[Begin Records to use]
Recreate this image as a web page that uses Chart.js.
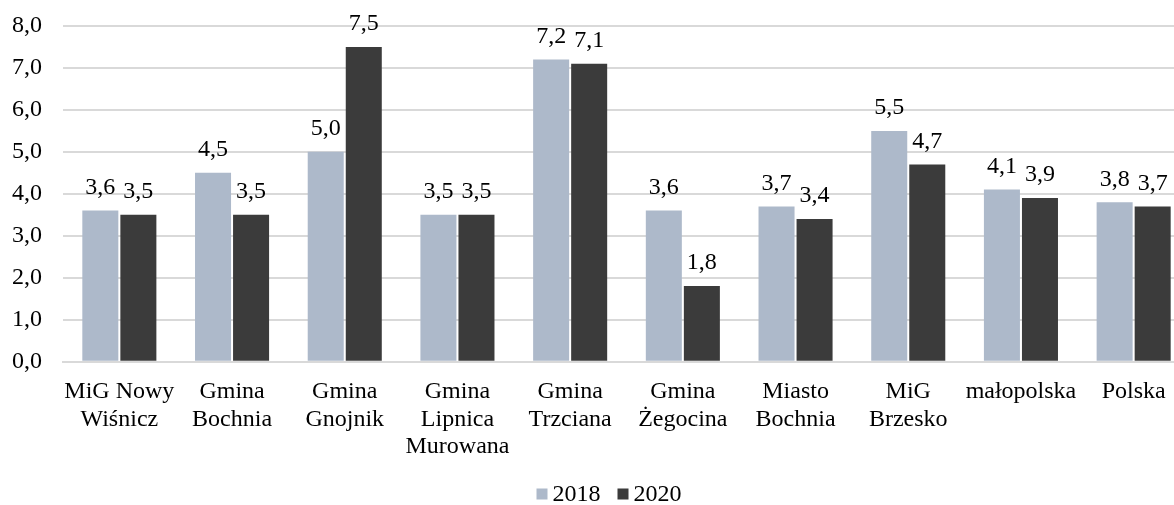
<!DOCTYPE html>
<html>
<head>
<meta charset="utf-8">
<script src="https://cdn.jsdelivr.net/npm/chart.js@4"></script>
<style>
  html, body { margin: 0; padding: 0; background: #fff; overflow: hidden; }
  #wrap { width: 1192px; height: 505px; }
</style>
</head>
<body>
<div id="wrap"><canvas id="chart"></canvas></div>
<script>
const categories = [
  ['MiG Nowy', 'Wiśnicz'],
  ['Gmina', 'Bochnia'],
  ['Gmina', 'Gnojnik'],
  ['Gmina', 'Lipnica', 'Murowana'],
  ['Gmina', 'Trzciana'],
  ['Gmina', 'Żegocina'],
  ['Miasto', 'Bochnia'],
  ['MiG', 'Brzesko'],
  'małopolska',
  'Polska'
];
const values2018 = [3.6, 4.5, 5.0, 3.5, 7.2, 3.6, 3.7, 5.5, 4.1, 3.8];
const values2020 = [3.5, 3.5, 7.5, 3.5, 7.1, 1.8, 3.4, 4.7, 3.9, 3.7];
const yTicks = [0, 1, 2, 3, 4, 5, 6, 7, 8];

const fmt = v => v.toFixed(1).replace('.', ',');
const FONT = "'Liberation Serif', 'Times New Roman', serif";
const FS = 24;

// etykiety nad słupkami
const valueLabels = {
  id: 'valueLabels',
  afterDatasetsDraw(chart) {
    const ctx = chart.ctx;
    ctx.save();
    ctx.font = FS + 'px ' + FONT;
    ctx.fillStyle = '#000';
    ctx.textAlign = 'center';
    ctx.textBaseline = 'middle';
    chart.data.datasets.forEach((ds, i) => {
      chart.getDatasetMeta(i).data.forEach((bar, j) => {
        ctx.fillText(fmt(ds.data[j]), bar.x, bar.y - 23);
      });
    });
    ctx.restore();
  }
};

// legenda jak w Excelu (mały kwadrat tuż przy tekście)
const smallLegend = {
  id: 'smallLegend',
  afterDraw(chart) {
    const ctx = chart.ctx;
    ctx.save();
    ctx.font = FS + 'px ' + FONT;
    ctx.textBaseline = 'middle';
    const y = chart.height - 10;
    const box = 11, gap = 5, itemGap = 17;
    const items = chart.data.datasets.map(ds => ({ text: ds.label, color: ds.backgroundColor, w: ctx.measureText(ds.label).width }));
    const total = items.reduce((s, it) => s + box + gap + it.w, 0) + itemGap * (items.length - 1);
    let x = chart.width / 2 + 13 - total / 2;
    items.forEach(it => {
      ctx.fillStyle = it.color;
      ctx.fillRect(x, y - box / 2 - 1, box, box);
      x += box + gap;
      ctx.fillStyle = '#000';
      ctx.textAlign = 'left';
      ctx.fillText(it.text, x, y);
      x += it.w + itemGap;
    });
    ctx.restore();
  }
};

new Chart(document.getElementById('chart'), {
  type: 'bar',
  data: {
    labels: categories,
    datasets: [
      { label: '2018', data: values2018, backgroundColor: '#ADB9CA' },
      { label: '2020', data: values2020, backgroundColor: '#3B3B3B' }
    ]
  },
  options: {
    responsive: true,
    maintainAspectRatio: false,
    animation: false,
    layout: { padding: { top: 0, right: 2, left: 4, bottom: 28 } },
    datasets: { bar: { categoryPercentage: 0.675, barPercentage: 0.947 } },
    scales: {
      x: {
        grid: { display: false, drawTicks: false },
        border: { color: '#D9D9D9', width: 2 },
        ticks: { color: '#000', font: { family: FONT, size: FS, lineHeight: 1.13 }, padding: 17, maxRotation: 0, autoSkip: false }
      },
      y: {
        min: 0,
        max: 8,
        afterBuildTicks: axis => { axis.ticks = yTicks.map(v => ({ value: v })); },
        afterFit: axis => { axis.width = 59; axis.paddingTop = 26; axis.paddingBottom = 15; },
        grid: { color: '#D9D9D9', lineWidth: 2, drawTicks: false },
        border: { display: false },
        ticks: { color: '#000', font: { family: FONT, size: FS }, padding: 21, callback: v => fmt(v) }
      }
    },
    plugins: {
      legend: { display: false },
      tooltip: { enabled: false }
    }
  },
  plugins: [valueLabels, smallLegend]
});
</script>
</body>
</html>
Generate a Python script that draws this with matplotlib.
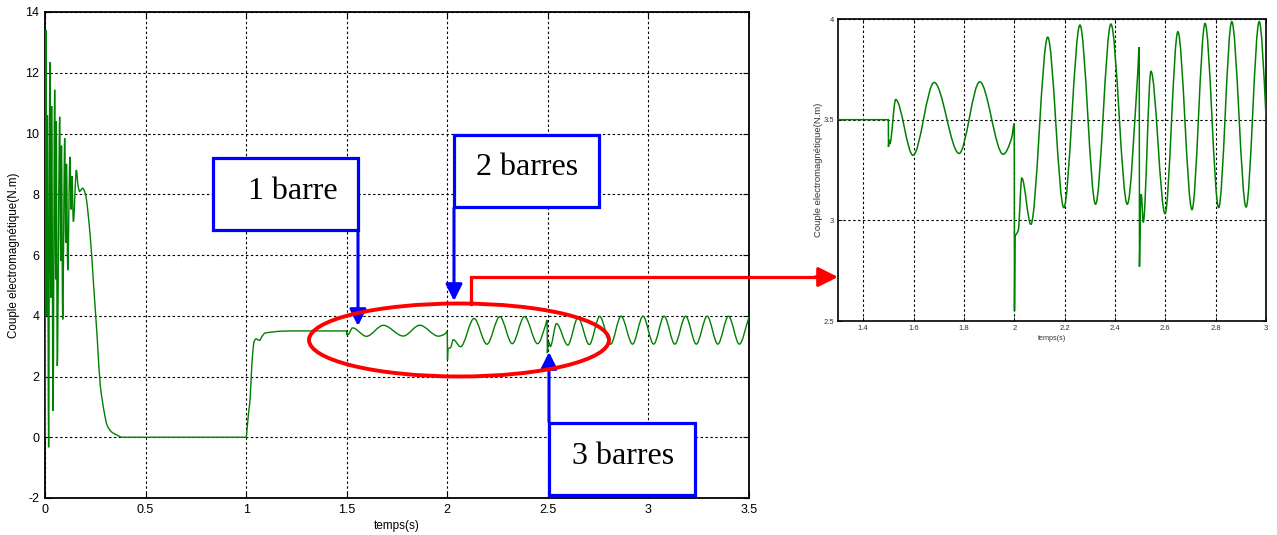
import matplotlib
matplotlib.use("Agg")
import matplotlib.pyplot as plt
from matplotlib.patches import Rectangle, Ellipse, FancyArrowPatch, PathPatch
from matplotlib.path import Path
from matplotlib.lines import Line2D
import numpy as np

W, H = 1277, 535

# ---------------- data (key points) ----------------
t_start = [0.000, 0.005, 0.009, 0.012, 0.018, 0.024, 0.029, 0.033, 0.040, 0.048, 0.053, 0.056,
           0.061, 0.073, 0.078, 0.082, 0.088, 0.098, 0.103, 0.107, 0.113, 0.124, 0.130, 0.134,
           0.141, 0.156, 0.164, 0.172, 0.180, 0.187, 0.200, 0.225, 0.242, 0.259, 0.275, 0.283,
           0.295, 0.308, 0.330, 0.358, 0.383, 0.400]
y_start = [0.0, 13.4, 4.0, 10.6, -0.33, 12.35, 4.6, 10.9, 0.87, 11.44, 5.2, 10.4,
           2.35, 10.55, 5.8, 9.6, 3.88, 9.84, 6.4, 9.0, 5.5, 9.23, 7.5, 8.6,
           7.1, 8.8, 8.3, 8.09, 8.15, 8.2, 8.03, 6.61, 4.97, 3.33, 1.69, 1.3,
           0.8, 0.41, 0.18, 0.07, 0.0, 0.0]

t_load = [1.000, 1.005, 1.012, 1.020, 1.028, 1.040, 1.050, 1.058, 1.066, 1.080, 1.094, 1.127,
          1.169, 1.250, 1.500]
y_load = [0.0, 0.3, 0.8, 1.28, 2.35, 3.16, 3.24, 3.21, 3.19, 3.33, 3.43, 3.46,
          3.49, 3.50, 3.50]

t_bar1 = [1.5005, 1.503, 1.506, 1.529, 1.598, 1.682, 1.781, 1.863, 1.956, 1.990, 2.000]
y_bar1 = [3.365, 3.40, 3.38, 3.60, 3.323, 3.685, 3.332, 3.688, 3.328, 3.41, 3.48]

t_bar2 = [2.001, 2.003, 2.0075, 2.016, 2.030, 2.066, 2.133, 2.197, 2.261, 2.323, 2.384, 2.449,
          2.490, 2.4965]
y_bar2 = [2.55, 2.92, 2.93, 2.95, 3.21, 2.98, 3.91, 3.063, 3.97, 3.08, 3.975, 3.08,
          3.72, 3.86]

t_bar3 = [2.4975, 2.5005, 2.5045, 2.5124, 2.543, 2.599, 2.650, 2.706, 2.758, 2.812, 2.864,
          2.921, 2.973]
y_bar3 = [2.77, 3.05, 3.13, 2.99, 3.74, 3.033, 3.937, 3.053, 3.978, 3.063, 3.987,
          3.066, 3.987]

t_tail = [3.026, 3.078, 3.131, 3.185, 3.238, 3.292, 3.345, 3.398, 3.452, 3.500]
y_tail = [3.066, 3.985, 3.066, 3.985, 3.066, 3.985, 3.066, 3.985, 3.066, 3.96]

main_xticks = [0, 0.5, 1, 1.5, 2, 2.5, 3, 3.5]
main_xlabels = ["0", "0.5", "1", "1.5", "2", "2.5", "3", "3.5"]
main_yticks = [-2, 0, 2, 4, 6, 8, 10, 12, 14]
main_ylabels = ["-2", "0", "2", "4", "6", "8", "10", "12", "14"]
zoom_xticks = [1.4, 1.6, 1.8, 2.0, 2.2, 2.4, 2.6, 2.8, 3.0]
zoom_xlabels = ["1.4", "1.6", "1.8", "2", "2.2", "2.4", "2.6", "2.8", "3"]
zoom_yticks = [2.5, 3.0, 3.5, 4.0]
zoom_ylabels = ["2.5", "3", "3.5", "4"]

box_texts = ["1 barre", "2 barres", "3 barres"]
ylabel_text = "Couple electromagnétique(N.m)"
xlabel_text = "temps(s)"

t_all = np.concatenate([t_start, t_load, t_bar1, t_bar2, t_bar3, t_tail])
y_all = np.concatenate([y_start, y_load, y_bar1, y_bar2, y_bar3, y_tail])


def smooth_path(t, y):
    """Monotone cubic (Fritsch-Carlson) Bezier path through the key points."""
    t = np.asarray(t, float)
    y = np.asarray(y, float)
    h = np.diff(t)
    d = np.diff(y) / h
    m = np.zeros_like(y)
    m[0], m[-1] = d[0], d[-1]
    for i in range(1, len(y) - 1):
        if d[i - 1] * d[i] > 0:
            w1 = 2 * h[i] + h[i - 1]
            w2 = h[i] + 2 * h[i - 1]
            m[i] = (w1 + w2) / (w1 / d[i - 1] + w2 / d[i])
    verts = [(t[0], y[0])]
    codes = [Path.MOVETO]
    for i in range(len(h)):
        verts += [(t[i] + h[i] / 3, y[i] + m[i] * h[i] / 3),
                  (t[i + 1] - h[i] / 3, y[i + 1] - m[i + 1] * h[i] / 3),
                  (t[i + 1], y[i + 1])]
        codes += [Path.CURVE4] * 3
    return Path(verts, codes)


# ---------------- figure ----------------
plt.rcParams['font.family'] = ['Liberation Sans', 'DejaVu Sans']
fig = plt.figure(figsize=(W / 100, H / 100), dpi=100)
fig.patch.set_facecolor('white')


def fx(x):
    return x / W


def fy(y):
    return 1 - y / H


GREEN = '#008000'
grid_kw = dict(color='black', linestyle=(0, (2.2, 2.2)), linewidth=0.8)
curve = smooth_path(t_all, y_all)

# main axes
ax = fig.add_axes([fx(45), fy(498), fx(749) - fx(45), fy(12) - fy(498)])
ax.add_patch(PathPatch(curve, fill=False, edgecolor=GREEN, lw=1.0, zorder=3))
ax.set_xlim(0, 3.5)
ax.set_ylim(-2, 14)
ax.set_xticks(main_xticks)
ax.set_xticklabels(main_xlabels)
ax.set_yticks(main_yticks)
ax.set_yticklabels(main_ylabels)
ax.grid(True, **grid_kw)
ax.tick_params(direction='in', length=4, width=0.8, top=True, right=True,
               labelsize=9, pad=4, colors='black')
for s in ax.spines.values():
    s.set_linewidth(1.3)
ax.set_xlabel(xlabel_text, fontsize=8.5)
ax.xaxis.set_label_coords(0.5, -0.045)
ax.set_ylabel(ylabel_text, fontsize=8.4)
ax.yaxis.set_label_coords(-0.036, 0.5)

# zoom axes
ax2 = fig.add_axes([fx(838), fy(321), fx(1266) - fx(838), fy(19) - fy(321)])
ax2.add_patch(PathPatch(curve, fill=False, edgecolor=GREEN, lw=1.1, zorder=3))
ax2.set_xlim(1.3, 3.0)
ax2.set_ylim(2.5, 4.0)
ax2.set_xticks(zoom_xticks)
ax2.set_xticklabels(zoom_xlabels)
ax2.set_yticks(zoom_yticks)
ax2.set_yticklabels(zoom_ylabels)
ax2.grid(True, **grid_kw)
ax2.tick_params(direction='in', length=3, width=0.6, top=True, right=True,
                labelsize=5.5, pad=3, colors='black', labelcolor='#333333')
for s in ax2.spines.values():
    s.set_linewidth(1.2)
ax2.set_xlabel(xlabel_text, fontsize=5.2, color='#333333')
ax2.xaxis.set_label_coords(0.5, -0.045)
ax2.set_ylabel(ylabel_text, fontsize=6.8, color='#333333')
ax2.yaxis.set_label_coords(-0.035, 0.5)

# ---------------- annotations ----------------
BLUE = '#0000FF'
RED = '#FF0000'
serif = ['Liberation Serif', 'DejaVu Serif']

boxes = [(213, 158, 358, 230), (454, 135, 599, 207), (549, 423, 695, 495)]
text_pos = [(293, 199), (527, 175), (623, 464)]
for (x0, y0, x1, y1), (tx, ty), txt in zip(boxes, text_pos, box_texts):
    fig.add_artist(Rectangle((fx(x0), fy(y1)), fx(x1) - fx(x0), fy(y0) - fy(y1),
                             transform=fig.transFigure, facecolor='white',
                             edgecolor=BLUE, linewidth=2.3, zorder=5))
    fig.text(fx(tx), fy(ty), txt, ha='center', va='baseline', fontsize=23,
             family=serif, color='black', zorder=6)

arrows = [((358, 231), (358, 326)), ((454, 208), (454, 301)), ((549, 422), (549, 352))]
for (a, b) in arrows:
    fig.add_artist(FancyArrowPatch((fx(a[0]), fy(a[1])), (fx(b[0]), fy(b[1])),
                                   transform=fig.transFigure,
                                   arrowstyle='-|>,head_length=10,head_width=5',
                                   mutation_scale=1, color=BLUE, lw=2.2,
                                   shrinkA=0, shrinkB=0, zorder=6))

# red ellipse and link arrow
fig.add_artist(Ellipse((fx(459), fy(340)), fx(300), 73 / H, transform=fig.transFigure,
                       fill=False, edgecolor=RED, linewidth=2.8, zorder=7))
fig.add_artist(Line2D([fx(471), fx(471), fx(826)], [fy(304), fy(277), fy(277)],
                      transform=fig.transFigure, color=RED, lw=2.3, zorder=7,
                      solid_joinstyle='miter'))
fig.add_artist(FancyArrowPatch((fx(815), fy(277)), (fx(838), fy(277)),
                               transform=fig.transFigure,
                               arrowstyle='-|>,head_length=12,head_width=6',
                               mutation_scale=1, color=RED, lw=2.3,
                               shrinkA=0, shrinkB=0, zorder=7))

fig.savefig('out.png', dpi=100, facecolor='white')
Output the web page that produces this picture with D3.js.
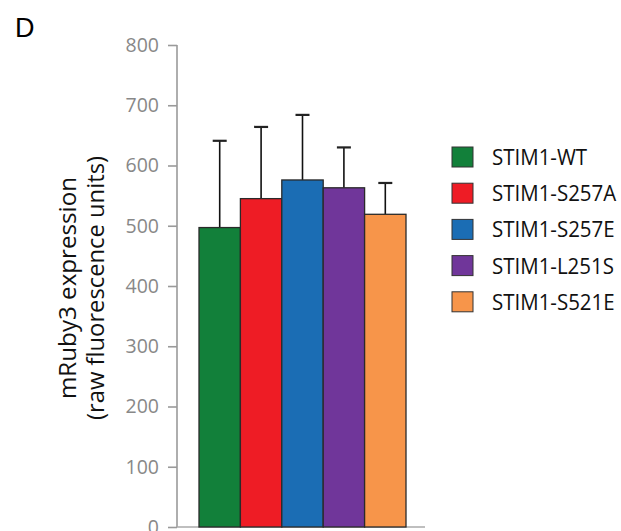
[End Records to use]
**Goal**
Without any pictures, reproduce the lines from the first one in the material through the line that has "const FS = 24;", exactly as they appear.

**Task response**
Recreate this image as a web page that uses Chart.js.
<!DOCTYPE html>
<html>
<head>
<meta charset="utf-8">
<script src="https://cdn.jsdelivr.net/npm/chart.js@4"></script>
<style>
  html, body { margin: 0; padding: 0; background: #fff; overflow: hidden; }
  #wrap { width: 1192px; height: 505px; }
</style>
</head>
<body>
<div id="wrap"><canvas id="chart"></canvas></div>
<script>
const categories = [
  ['MiG Nowy', 'Wiśnicz'],
  ['Gmina', 'Bochnia'],
  ['Gmina', 'Gnojnik'],
  ['Gmina', 'Lipnica', 'Murowana'],
  ['Gmina', 'Trzciana'],
  ['Gmina', 'Żegocina'],
  ['Miasto', 'Bochnia'],
  ['MiG', 'Brzesko'],
  'małopolska',
  'Polska'
];
const values2018 = [3.6, 4.5, 5.0, 3.5, 7.2, 3.6, 3.7, 5.5, 4.1, 3.8];
const values2020 = [3.5, 3.5, 7.5, 3.5, 7.1, 1.8, 3.4, 4.7, 3.9, 3.7];
const yTicks = [0, 1, 2, 3, 4, 5, 6, 7, 8];

const fmt = v => v.toFixed(1).replace('.', ',');
const FONT = "'Liberation Serif', 'Times New Roman', serif";
const FS = 24;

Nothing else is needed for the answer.